None of these crimes requires pressure, coercion or success. Congress considers them so odious to our system that merely offering to commit them constitutes guilt. Presidents Richard Nixon and Bill Clinton both were charged with obstruction of Congress by ordering subordinates to refuse to cooperate with congressional investigators — even though many of them did cooperate.
The Republicans will argue that under the Constitution, the president — not Congress — sets the foreign policy of the nation. In foreign relations, the Supreme Court has ruled, Congress is limited to declaring war, appropriating funds, ratifying treaties and confirming ambassadors. All else foreign is presidential. Thus, whatever Trump wanted of the Ukrainian government, unless there is proof of evil intent, he was free to ask for. They will argue that there is no evidence of evil intent such as self-dealing or harming an ally or frustrating a congressional purpose.
Republicans will also argue that the impeachment process is irretrievably compromised by the personal involvement, partisan advocacy and secretive methods of the chairman of the House Select Committee on Intelligence, Rep. Adam Schiff, D-Calif. From this, they will argue that Schiff, and the evidence he developed, should be excluded from the proceedings. As well, to House Republicans, the crimes of illegal solicitation, bribery and obstruction of Congress require proof of Trump's guilty state of mind, and such proofs are lacking.
Stated differently, Republicans will contend that because the president was ignorant of federal law and ignorant of his constitutional obligations to spend money as and when Congress directed, he cannot be punished for what he did not know.
This is dangerously close to the Nixonian view of the American presidency — that the president can do no wrong. Of course, Republicans will not state this plainly, as the lessons of Watergate and Nixon's resignation have soundly and universally repudiated that view.
Finally, Republicans will argue that impeachment cheats democracy. Here they are correct. However, that is not an argument against impeachment. It is an argument against history. James Madison — the scrivener of the Constitution — intentionally included anti-democratic features in the Constitution to preserve personal liberty from the tyranny of a congressional majority and the tyranny of presidential ignorance.
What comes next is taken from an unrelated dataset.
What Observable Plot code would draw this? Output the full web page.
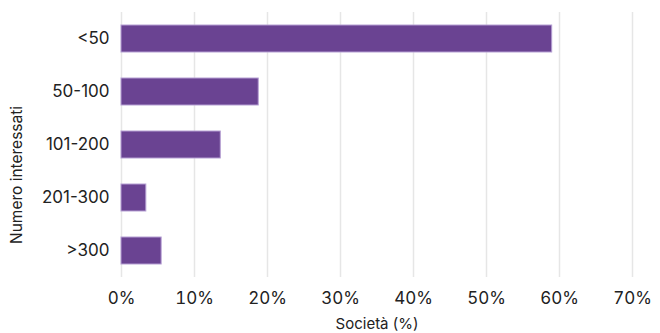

The whole purpose of an independent judiciary, for example, is to be anti-democratic — to preserve the life, liberty and property of the minority from the tyranny of popular laws. And the whole purpose of impeachment is to correct an election after the elected person has demonstrated that he is unfit for office.
The House is operating under rules adopted in 2015, when Republicans ran the House. Schiff is no more secretive about or partisan against the president than my old boss, then-Judiciary chair Rep. Peter Rodino, was toward Nixon or then-Judiciary chair Rep. Henry Hyde was toward Clinton. Both acquired evidence from secret proceedings and both decided to impeach before any public hearings were held.
Impeachment is political, not juridical. Former President Gerald R. Ford was essentially right when he argued that under the Constitution impeachable offenses are whatever a majority of the House says they are — for Nixon, covering up a break-in; for Clinton, lying about consensual sex; for Trump, solicitation, bribery and obstruction.
Whose behavior was arguably the gravest?